Everyone immediately understands the first two. But the third one, it looks like over-engineering. It's not really necessary, is it? Surely the guy who came up with this form never had a real project on his hands? Who has time for such things?

Well, experience shows that the third column is important. It is at least as important as the first two, and sometimes even more. Why is that?

It's because of the old zen saying, "in the beginner's mind there are many possibilities, but in the expert's there are few". And because you are an expert at what you do, it's hard to imagine how somebody else, who is an expert in something else, can misunderstand what you mean in the second column. The third column adds context to the second.

A story of use cases and forklifts

Years ago, when we were not yet using this method of collecting requirements, I was involved in a project about tracking the movement of pallets around in a factory. One of the functionalities was to intelligently calculate where a pallet should move next. The requirement was specified something like this:

"The program must calculate where a pallet should be moved next, and show it to the user."

It's clear, isn't it? So the developer created the "Move this pallet..." dialog (we were in the age of client-side programs with remote Oracle database) in a way that there was a big drop-down list called "Next location", and the automatically calculated next location was already selected there as the default, so most of the time the user just had to hit Enter. What could be more user-friendly?

Only it turned out, that using the three column requirements version, it would have sounded something like this:

"As a forklift operator, I need the program to calculate where a pallet should be moved next and show it to me, because I have to choose which pallets to put on my forklift."

Sounds similar enough, but what a difference! He actually needed a very different, actually much simpler thing: a list of pallets, and their next location in the same list, to be able to choose which ones to fork up! With the solution that was made, he ended up having to select pallets by random, and see if their calculated next location matched where he was going. Not good.

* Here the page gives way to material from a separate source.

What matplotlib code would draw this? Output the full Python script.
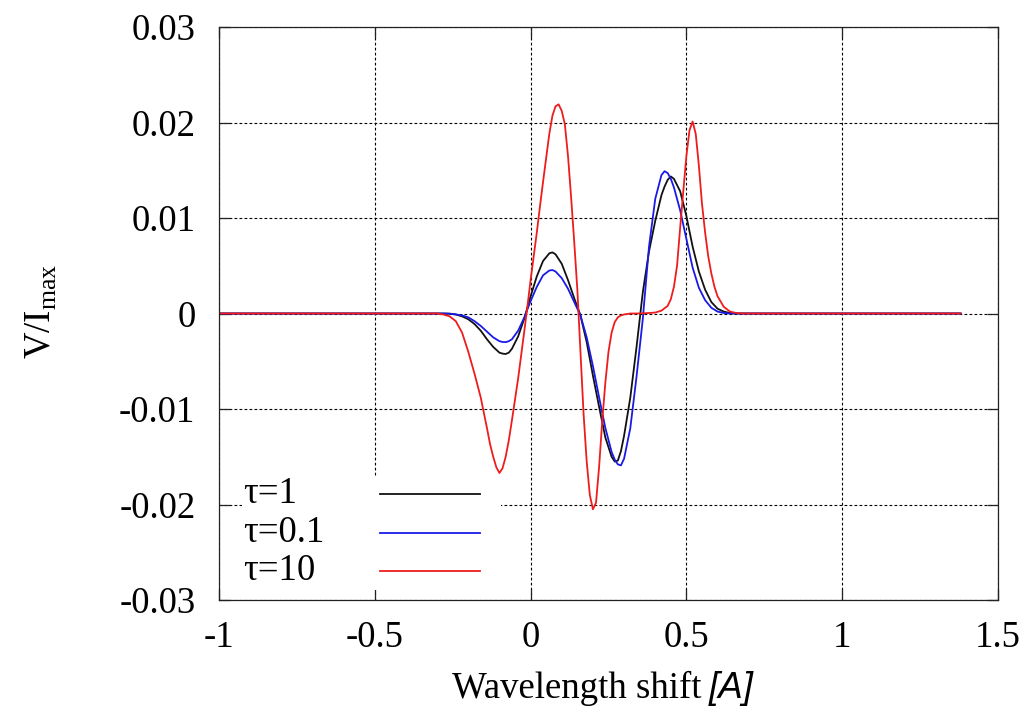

So, context is the key! More information never hurt anybody, but often helps to prevent such costly mistakes. Most developers are smart enough to figure out what factors are most needed in a feature (speed? flexibility? extendability? security?), and are able to choose the best compromise if given enough information. So explaining why some feature is needed, in the context of business, is something that takes only a few seconds per feature, but may spare a few thousand dollars.

By the way, the story has a happy ending. When the real requirement was finally understood, the developer suggested an even better solution: the forklift operator was given a new dialog, where he entered where he wanted to go, and he got a list of only those pallets that needed to be taken there, so he didn't even have to browse a list and spot the right ones. This has made their jobs faster and more enjoyable.

(Because, let's face the truth: forklift operators don't enjoy looking at dialogs. What they enjoy is driving their powerful machines at just the right speed when stuff is not yet falling down.)

"As a project manager, I need specifications in the three column format, because it helps suggesting the best solution to the client."